政治や文化の中心となってきたハノイ
ベトナム社会主義共和国の北部に位置するハノイ。西側の影響を受け、商業の中心となっている南部のホーチミン市に対し、こちらは11世紀には首都タンロンが置かれるなど政治や文化の中心となってきた街だ。
今回はベトナム航空の協力を得て現地を訪れ、その魅力に迫ってみた。
人々のパワーに圧倒される
到着してまず感じるのは人々のパワーだ。とりわけインパクトを受けるのがバイクに乗る人々。ハノイでの市民の交通はバイク。道路にはおびただしい数のバイクがひしめきあう。3人乗りは序の口で4人乗りが当たり前。運転する父親が子供を脚で挟み、後部座席では母親がもう一人の子供を抱きかかえる4人乗りがたくさん見られる。
乗っている人の組み合わせは友達、恋人、家族、仕事仲間、様々だ。ベトナム人のガイドによれば、乗り方一つで恋人と夫婦は見分けられる。運転する男性の背中に体をぎゅっとくっつけてしがみついているなら恋人。体を離しているなら夫婦だ。
こんな乗り方は危ないといいたくなるが、先入観抜きで見ればこれほど楽しくかっこいい乗り方はない。それが許されることへの羨ましさを感じる。
チャンアンへ
ハノイから南へ約114キロのところにあるニンビン市。古都ホアルーの遺跡群、石灰岩の奇岩奇峰が連なるタムコックやチャンアンの景勝地など一帯が2014年6月にチャンアン景観複合体として世界遺産に登録された。チャンアンで人気なのはボートツアーだ。まるで水墨画から抜け出たような地形の中をボートはゆっくり進む。

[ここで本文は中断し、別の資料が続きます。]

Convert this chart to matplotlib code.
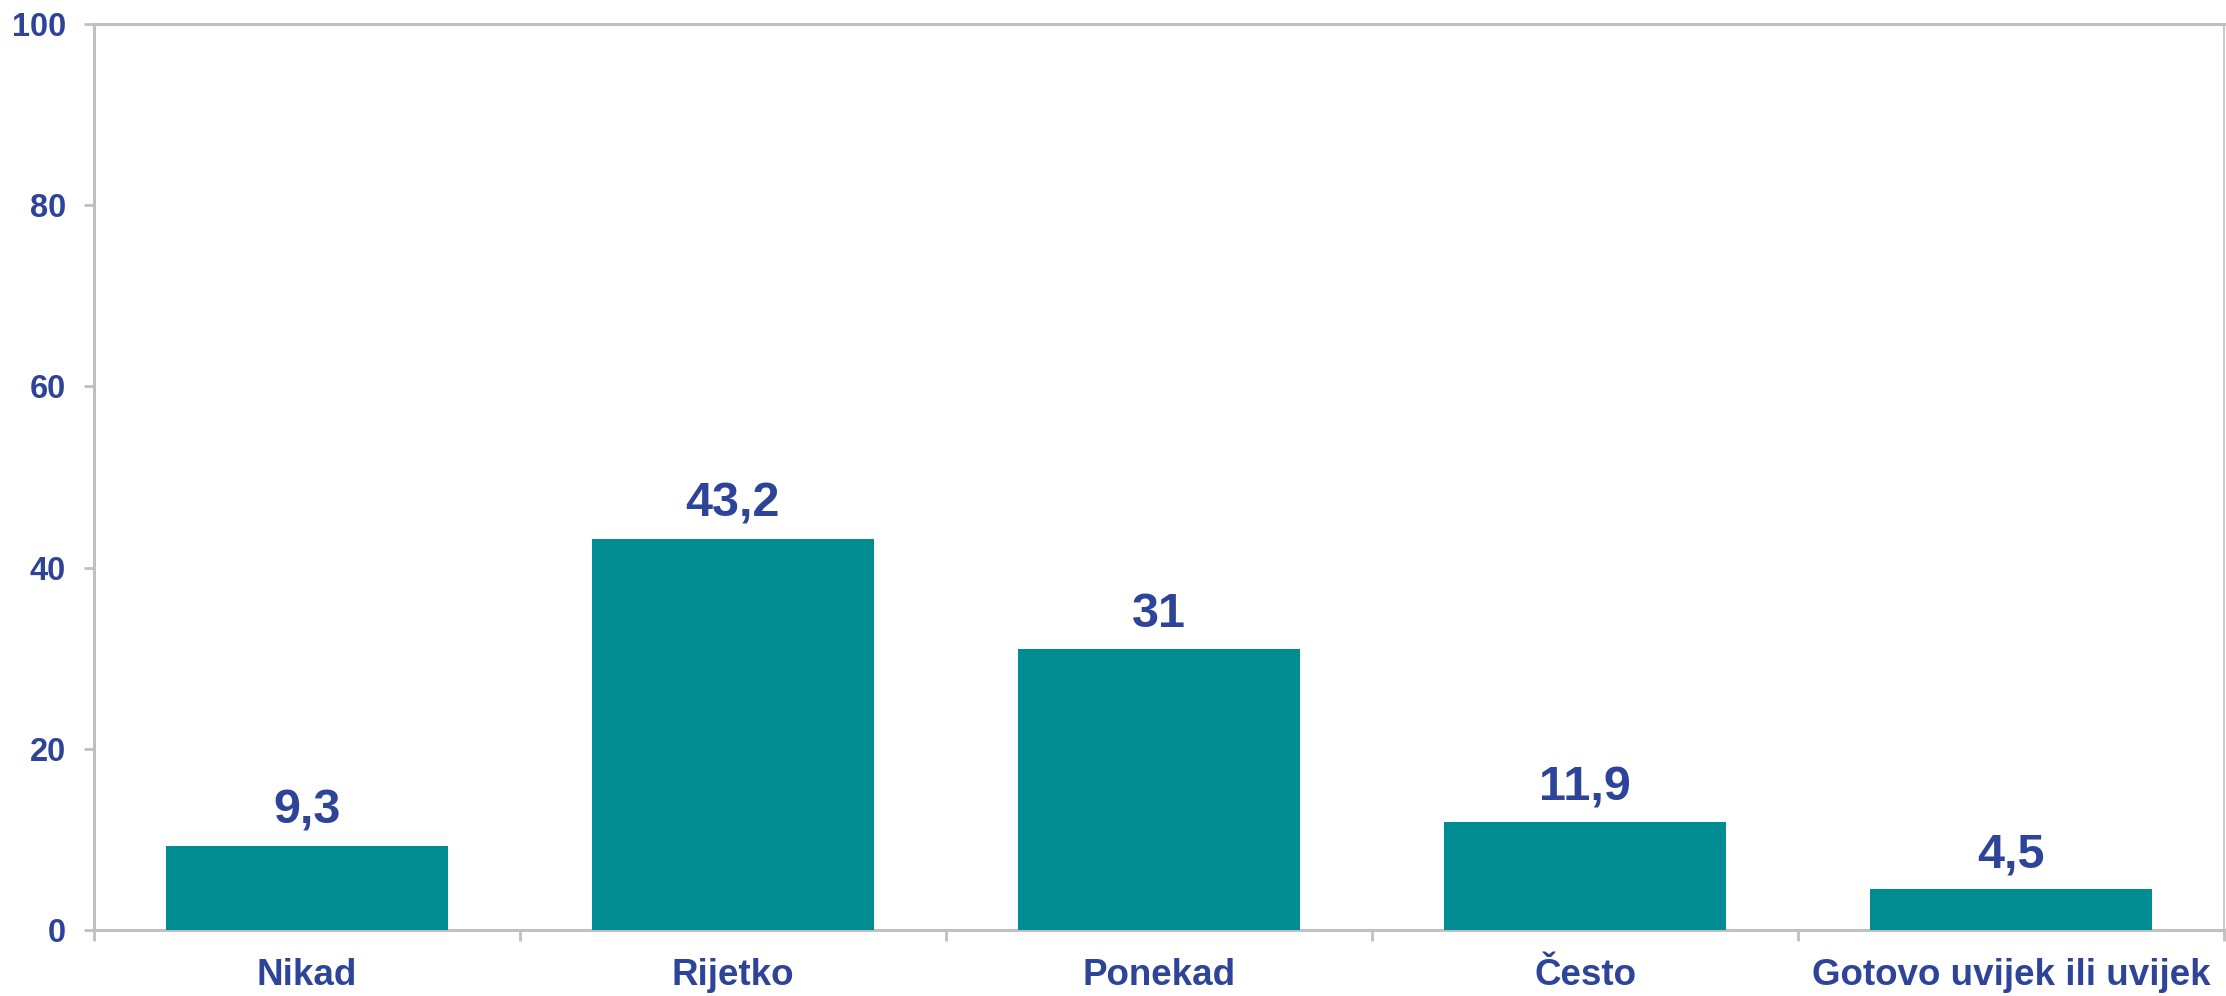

ベトナム人学生グループと一緒になった。みんなベトナムのTシャツを着ている。校歌だろうか、歌を歌いながら彼らのボートが併走する。恐る恐るカメラを向けると笑顔でポーズを取ってくれた。
まるで天国のよう
ボートが進む先には鍾乳洞が現れる。体をかがめないと頭がぶつかる高さだ。冷たい滴が首筋に垂れる。手こぎボートは慎重に鍾乳洞を進み、抜けると突然、視界が開ける。
それは2億4000年前に出来たとされるチャンアンのカルスト地形だ。水面には睡蓮の花が咲き、あたり一帯はまるで孫悟空でも現れそうな、奇っ怪なのに美しい岩山が連なる。
「もし天国があるとしたらこうした風景ではないか」と言いたくなるほどの光景だ。
チャンアンと同じくニンビンに現存する古都ホアルーの遺跡。968年から1010年まで都が置かれていた。